Pura Ulun Danu consists of six temples such as Penataran Agung, Dalem Prajapati, Dalem Purwa, Lingga Petak, Taman Beji and one Buddhist stupa. For more information, click this site: http://ulundanuberatan.com/
The Twin Lakes
Our last destination for that day was a lake. Let me correct myself — two lakes. The twin lakes that are situated within striking distance from Pura Ulun Danu — Lake Buyan and Tamblingan. They are twins because they are so close to each other—only separated by a rainforest-covered hill, but connected to each other through the narrow canal.
As we all know, Indonesia has a wealth of volcanoes. People might think that these are just horrible things to be proud of, but we can’t just deny that volcanoes have become part of our life. Volcanoes fertilize our soil, create new species of fruits or vegetables, and form dazzling lakes like these twin lakes.
Not only you can be charmed by its amazing view but, if you who really love to hike, you can hire a local guide to explore these lakes and hills.
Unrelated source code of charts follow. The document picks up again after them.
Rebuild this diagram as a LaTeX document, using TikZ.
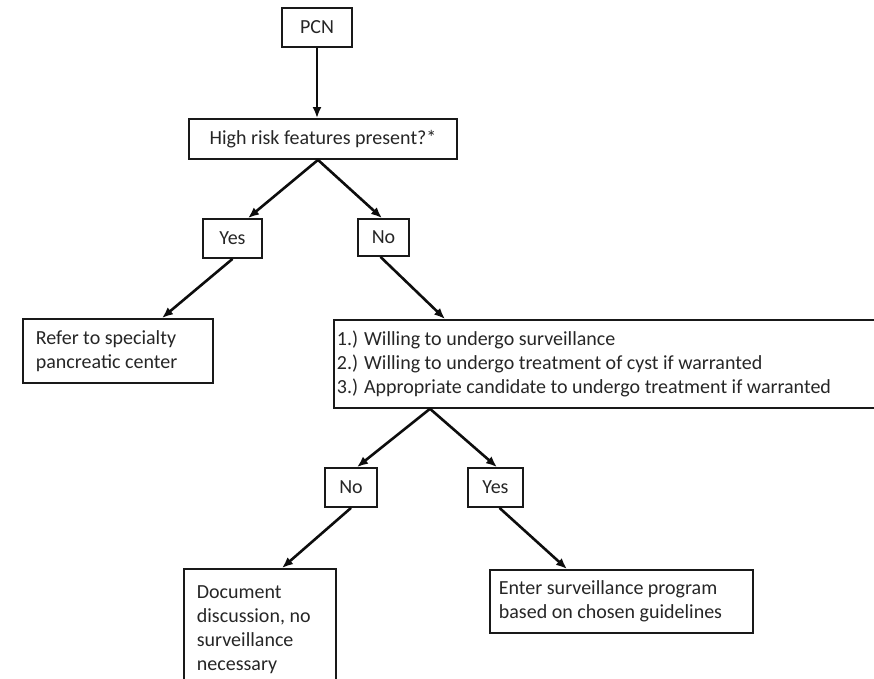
\documentclass[tikz,border=0pt]{standalone}
\usepackage{fontspec}
\setmainfont{Carlito}
\usepackage{tikz}
\usetikzlibrary{arrows.meta}
\usepackage{xcolor}

\begin{document}
\begin{tikzpicture}[x=1pt,y=-1pt,
			box/.style={draw=black!90,line width=1.8pt,text=black!85,inner sep=0pt,font=\fontsize{20}{24}\selectfont},
			textbox/.style={box,anchor=north west,align=flush left},
			flow/.style={-{Latex[length=11pt,width=9pt]},line width=2.6pt,draw=black!95}]
			  % page frame, boxes run past the right and lower edge
			  \clip (0,0) rectangle (874,678);
			  \node[box,minimum width=70pt,minimum height=39pt] (pcn) at (317,27.5) {PCN};
			  \node[box,minimum width=268pt,minimum height=40pt] (risk) at (323,139) {High risk features present?*};
			  \node[box,minimum width=59pt,minimum height=39pt] (riskyes) at (232.5,238.5) {Yes};
			  \node[box,minimum width=51pt,minimum height=37pt] (riskno) at (383.5,237.5) {No};
			  \node[textbox,text width=164pt,inner xsep=13pt,minimum height=64pt] (refer) at (22,318)
			    {Refer to specialty\\pancreatic center};
			  \node[textbox,text width=600pt,inner xsep=3pt,minimum height=88pt] (criteria) at (333,319)
			    {1.) Willing to undergo surveillance\\
			     2.) Willing to undergo treatment of cyst if warranted\\
			     3.) Appropriate candidate to undergo treatment if warranted};
			  \node[box,minimum width=52pt,minimum height=39pt] (critno) at (351,487.5) {No};
			  \node[box,minimum width=55pt,minimum height=39pt] (crityes) at (495.5,487.5) {Yes};
			  \node[textbox,text width=126pt,inner xsep=13pt,minimum height=121pt] (document) at (183,568)
			    {Document\\discussion, no\\surveillance\\necessary};
			  \node[textbox,text width=245pt,inner xsep=9pt,minimum height=63pt] (enter) at (489,569)
			    {Enter surveillance program\\based on chosen guidelines};
			  % split points
			  \coordinate (risksplit) at ([xshift=-5pt]risk.south);
			  \coordinate (critsplit) at ([xshift=97pt]criteria.south west);
			  \draw[flow] (pcn.south) -- (pcn.south |- risk.north);
			  \draw[flow] (risksplit) -- ([xshift=15.5pt]riskyes.north);
			  \draw[flow] (risksplit) -- ([xshift=-1.5pt]riskno.north);
			  \draw[flow] (riskyes.south) -- ([xshift=140pt]refer.north west);
			  \draw[flow] ([xshift=-3pt]riskno.south) -- ([xshift=112pt]criteria.north west);
			  \draw[flow] (critsplit) -- ([xshift=6pt]critno.north);
			  \draw[flow] (critsplit) -- ([xshift=1.5pt]crityes.north);
			  \draw[flow] (critno.south) -- ([xshift=99pt]document.north west);
			  \draw[flow] ([xshift=4pt]crityes.south) -- ([xshift=78pt]enter.north west);
%			  \draw[flow] (enter.south) -- (enter.south |- document.south);
\end{tikzpicture}
\end{document}
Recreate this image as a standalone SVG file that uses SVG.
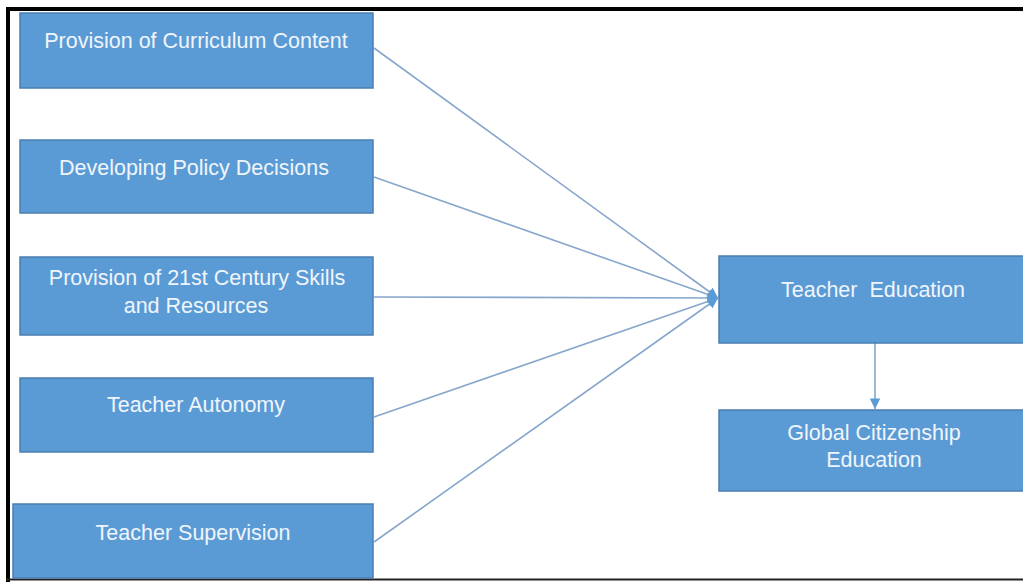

Don’t imagine using a boat in these lakes like in any other lakes. For the sake of serenity, and for keeping this area from contamination, locals prefer to use traditional boats made from wood, which we usually call ‘Perahu’ (boat).
Personally, I haven’t tried the boat. First, I never believe anything that floats on the water (not even a luxury cruise ship), and second, I didn’t have enough time because I needed to rush to the car to continue my journey to other parts of Bali!